There is a great line in The Guardian‘s report of LinkedIn’s $3.3 billion IPO which explains how the business is valued at 13 times last year’s revenue of $243 million, which is apparently much lower than peers such as Facebook.
Um… I’m no expert in company valuations, but I am pretty sure that the common approach is to value a company based on its earnings.
If you do take this apparently old-fashioned approach, you’ll learn that LinkedIn is valued at a staggering 214 times its 2010 profit of $15.4 million.
Let’s be generous and say that LinkedIn could double its profit to $30 million in the 2011, which would value the business at 110 times earnings.
That’s still very, very steep, compared to Google’s price-to-earnings ratio of 19 times and Apple’s price-to-earnings ratio of 16 times.
Even if you use a ratio of price to earnings before interest tax, depreciation and amortisation, LinkedIn is still valued at 55 times. Very steep compared to Google at about nine times.
Apple and Google are obviously much different businesses to the emerging social media stars, but the sharp difference between these emerging social media leaders and Wall Street’s established tech stars does highlight how companies like LinkedIn and eventually Facebook will need to do a big sell job to get investors to buy into the blue sky.
As a number of analysts have noted today, this is what Wall Street calls a “story stock” – investors are being asked to buy the story, rather than the valuation.
But as many analysts with memories of the dotcom crash will tell you, buying blue sky without at least an idea of how the company can ever live up to its mammoth valuation can lead to trouble.

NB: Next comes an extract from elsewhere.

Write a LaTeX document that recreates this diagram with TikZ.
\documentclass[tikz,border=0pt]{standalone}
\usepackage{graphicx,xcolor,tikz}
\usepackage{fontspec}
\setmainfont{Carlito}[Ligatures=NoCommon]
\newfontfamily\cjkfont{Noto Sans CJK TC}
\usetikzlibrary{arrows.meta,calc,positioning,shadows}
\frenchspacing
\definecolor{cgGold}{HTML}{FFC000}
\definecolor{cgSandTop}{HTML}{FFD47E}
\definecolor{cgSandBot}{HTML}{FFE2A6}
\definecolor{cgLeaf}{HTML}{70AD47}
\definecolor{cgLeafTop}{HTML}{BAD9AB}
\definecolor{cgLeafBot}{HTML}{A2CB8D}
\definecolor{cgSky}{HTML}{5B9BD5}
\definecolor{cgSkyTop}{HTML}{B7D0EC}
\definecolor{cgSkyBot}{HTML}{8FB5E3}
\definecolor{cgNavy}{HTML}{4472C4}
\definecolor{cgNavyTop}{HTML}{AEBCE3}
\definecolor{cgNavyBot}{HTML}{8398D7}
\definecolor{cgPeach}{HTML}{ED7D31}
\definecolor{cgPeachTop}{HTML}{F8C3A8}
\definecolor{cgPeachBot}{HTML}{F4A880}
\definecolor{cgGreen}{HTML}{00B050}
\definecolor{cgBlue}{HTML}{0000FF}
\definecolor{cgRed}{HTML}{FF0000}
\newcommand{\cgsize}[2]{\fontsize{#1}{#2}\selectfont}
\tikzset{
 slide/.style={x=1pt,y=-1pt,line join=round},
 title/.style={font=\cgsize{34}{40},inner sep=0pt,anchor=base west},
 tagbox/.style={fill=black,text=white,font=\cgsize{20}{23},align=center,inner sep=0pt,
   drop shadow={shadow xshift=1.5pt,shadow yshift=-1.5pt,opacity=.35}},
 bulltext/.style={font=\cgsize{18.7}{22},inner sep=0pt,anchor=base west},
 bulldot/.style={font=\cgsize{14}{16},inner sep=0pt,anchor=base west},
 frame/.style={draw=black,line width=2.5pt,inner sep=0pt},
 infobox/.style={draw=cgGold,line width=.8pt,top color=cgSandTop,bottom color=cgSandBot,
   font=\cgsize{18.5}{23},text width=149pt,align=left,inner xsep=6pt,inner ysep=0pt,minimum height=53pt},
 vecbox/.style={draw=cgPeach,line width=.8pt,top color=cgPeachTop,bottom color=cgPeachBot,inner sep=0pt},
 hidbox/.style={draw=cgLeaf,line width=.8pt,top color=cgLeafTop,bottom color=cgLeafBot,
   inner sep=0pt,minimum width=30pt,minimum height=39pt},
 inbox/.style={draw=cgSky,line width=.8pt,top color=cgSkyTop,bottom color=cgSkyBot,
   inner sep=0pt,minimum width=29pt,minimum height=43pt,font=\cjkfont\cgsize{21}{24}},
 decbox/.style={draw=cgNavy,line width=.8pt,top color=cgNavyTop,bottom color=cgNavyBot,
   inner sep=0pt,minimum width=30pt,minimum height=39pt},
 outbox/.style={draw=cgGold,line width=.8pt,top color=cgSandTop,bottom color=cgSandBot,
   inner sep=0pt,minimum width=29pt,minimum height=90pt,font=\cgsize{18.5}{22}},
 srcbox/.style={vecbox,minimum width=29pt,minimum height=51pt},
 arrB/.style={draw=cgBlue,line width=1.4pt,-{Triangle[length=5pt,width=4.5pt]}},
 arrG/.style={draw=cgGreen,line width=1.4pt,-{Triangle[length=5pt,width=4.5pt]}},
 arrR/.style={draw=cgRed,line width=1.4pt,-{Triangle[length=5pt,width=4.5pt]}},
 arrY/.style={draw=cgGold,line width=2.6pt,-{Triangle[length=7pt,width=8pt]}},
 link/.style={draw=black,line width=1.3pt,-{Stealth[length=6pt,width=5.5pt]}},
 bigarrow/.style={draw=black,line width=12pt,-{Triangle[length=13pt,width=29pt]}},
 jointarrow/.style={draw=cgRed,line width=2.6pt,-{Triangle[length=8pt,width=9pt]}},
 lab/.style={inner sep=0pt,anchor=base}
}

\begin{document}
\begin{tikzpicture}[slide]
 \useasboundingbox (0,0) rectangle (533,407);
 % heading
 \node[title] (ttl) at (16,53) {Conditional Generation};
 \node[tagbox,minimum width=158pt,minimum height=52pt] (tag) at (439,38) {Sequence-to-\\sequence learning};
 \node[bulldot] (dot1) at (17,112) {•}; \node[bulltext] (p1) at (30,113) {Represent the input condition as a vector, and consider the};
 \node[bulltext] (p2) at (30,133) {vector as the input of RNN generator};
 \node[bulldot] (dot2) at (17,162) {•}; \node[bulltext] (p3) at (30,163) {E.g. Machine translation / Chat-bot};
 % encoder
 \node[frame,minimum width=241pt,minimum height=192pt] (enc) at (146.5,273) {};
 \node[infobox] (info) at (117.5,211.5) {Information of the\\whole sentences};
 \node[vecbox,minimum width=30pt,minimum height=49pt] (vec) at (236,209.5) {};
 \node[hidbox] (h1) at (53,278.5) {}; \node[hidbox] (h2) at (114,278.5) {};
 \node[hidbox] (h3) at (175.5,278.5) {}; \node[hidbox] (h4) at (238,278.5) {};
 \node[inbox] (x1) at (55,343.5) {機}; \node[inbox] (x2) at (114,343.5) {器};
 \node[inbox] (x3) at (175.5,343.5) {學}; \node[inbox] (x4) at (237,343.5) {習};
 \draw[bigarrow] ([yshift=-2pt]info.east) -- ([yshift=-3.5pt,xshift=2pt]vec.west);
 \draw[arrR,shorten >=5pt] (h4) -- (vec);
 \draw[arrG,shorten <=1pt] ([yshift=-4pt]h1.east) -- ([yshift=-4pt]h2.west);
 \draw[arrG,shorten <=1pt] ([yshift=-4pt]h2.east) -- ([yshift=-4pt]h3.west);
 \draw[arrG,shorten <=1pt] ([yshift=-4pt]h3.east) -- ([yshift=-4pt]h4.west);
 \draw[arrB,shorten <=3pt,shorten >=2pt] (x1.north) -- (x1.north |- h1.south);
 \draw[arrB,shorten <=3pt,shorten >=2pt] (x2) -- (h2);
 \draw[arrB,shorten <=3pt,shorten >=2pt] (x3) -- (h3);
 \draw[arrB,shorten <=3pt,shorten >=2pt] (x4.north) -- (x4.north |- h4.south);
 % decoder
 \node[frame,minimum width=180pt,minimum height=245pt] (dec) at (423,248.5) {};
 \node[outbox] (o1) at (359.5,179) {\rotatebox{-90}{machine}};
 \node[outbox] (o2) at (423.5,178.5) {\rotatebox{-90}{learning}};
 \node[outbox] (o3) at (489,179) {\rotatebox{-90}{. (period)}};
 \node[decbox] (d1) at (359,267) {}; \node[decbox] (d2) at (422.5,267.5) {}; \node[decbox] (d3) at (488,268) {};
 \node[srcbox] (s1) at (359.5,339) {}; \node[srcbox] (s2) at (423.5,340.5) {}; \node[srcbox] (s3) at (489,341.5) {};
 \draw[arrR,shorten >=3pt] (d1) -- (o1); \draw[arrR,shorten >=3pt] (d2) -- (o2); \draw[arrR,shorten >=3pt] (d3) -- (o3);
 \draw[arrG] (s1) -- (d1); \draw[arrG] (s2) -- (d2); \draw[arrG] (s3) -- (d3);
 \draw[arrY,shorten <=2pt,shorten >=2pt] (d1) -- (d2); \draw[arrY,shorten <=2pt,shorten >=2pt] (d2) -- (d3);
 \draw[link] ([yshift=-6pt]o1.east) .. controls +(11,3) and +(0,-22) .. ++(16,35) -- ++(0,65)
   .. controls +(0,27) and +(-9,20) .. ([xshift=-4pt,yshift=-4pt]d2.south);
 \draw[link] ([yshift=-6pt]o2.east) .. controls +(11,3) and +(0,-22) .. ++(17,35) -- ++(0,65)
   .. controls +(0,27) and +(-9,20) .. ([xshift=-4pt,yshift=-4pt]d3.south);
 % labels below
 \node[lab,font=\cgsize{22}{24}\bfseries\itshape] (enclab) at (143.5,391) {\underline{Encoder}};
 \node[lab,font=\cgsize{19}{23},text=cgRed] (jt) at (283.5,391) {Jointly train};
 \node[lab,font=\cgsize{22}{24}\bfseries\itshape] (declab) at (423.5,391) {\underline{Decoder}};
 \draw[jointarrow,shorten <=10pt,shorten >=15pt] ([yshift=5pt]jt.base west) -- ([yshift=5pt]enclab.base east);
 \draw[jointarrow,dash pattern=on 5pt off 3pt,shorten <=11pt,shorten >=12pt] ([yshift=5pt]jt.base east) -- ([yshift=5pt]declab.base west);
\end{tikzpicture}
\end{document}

Indeed, remember earlier this year when we discussed the signs that a new tech bubble could be building? Finding new and unorthodox ways to value a company was given by Alan Patrick, co-founder of technology consultancy Broadsight, as the first sign a bubble can be building.

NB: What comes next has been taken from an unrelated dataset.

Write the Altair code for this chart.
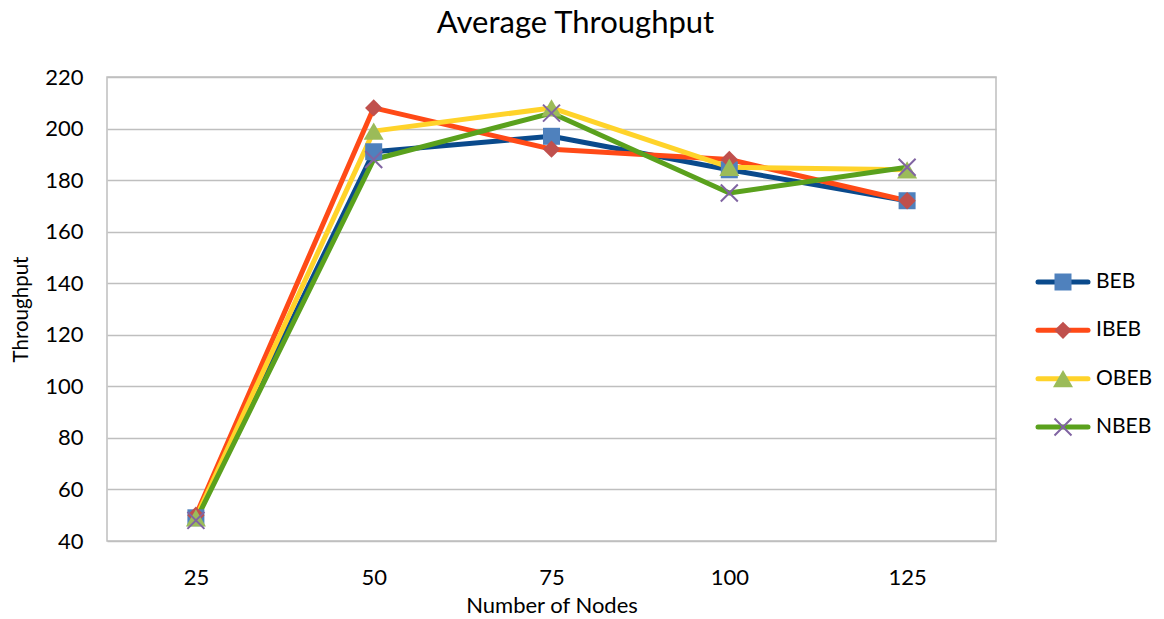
import altair as alt
import pandas as pd

# Average throughput per backoff scheme, by number of nodes
nodes = [25, 50, 75, 100, 125]
series_names = ["BEB", "IBEB", "OBEB", "NBEB"]
beb = [49, 191, 197, 184, 172]
ibeb = [50, 208, 192, 188, 172]
obeb = [49, 199, 208, 185, 184]
nbeb = [48, 188, 206, 175, 185]

line_colors = ["#0A4A8C", "#FF4A17", "#FFD32A", "#5AA11D"]
marker_colors = ["#4F81BD", "#C0504D", "#9BBB59", "#8064A2"]
X_PATH = "M-1,-1L1,1M-1,1L1,-1"
marker_specs = [
    ("BEB", "square", 289, True),
    ("IBEB", "diamond", 300, True),
    ("OBEB", "triangle-up", 400, True),
    ("NBEB", X_PATH, 289, False),
]

rows = []
for name, vals in zip(series_names, [beb, ibeb, obeb, nbeb]):
    for n, v in zip(nodes, vals):
        rows.append({"nodes": str(n), "series": name, "throughput": v})
df = pd.DataFrame(rows)
legend_df = pd.DataFrame({"series": series_names})

FONT = "Lato"
node_order = [str(n) for n in nodes]

x_enc = alt.X(
    "nodes:O",
    sort=node_order,
    scale=alt.Scale(type="point", padding=0.5),
    axis=alt.Axis(title="Number of Nodes", labelAngle=0, ticks=False, domain=False,
                  labelPadding=26, titlePadding=7, titleFontSize=22),
)
y_enc = alt.Y(
    "throughput:Q",
    scale=alt.Scale(domain=[40, 220], nice=False, zero=False),
    axis=alt.Axis(title="Throughput", values=list(range(40, 221, 20)), ticks=False,
                  domain=False, labelPadding=24, titlePadding=13, titleFontSize=20.5,
                  gridColor="#BFBFBF", gridWidth=1.3),
)
line_color = alt.Color("series:N", scale=alt.Scale(domain=series_names, range=line_colors), legend=None)

lines = alt.Chart(df).mark_line(strokeWidth=5, strokeCap="round", strokeJoin="round").encode(
    x=x_enc, y=y_enc, color=line_color, detail="series:N"
)

marker_layers = []
for (name, shape, size, filled), col in zip(marker_specs, marker_colors):
    marker_layers.append(
        alt.Chart(df).transform_filter(alt.datum.series == name).mark_point(
            shape=shape, filled=filled, size=size, color=col, opacity=1,
            strokeWidth=0 if filled else 2,
        ).encode(x=x_enc, y=y_enc)
    )

plot = alt.layer(lines, *marker_layers)

# Legend to the right of the plot: a line segment, the series marker and its name
leg_y = alt.Y("series:N", sort=series_names,
              scale=alt.Scale(type="point", domain=series_names, range=[205, 350], padding=0),
              axis=None)
leg_lines = alt.Chart(legend_df).mark_rule(strokeWidth=5, strokeCap="round").encode(
    x=alt.value(931), x2=alt.value(981), y=leg_y, color=line_color
)
leg_marks = []
for (name, shape, size, filled), col in zip(marker_specs, marker_colors):
    leg_marks.append(
        alt.Chart(legend_df).transform_filter(alt.datum.series == name).mark_point(
            shape=shape, filled=filled, size=size, color=col, opacity=1,
            strokeWidth=0 if filled else 2,
        ).encode(x=alt.value(956), y=leg_y)
    )
leg_text = alt.Chart(legend_df).mark_text(
    align="left", baseline="middle", font=FONT, fontSize=21, color="black"
).encode(x=alt.value(989), y=leg_y, text="series:N")

legend = alt.layer(leg_lines, *leg_marks, leg_text)

chart = alt.layer(plot, legend).resolve_scale(y="independent").properties(
    width=889,
    height=464,
    autosize=alt.AutoSizeParams(type="none"),
    padding={"left": 107, "top": 77, "right": 168, "bottom": 78},
    title=alt.TitleParams("Average Throughput", font=FONT, fontSize=31, fontWeight="normal",
                          color="black", anchor="middle", dx=24, offset=26),
).configure(
    background="white"
).configure_view(
    stroke="#BFBFBF", strokeWidth=1.5
).configure_axis(
    labelFont=FONT, labelFontSize=22, labelColor="black",
    titleFont=FONT, titleFontWeight="normal", titleColor="black",
)

chart.save("out.html", embed_options={"renderer": "svg", "actions": False})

LinkedIn will float on May 19, so we will soon have a very good idea of the investor appetite for social media floats. No doubt Facebook, Groupon and Zynga will all be watching this float very carefully, and hoping it goes very well.

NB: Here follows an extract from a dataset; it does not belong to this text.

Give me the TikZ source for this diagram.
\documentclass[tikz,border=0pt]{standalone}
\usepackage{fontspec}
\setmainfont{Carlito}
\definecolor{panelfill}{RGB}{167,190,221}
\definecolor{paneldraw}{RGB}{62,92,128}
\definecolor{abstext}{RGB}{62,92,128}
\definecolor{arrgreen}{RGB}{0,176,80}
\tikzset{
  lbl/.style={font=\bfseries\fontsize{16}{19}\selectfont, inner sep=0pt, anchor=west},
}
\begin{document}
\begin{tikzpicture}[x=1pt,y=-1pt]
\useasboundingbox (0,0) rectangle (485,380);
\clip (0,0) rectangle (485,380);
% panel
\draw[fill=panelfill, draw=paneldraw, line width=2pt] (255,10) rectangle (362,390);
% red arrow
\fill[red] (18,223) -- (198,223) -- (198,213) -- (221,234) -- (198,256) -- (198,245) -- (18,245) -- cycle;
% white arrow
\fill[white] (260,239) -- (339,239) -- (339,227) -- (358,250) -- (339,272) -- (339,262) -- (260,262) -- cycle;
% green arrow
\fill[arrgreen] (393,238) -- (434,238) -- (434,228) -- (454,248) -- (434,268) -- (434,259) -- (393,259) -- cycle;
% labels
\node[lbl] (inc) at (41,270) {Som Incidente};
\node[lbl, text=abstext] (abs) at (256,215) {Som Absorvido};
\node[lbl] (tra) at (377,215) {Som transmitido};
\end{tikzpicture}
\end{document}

No doubt these companies might be more than a bit worried to hear Wall Street giant Goldman Sachs is selling its entire stake in LinkedIn into the float.
For all of that, LinkedIn does actually have a pretty good story to tell in terms of being able to monetise its traffic. As chief executive Jeff Weiner is busy arguing, the company is well placed to grab a big slice of the $85 billion-a-year global recruitment sector by offering businesses and recruitment firms a better way to find executives.
“LinkedIn aspires to replace the resume, the business card and the Rolodex,” said Weiner overnight.
“As Google is to search, and Bloomberg is to financial information, which company is the definitive leader in connecting talent to opportunity? LinkedIn connects talent to opportunity on a massive scale.”
It’s an impressive sell, but is it impressive enough to justify a business valued at over 200 times earnings? Time will tell.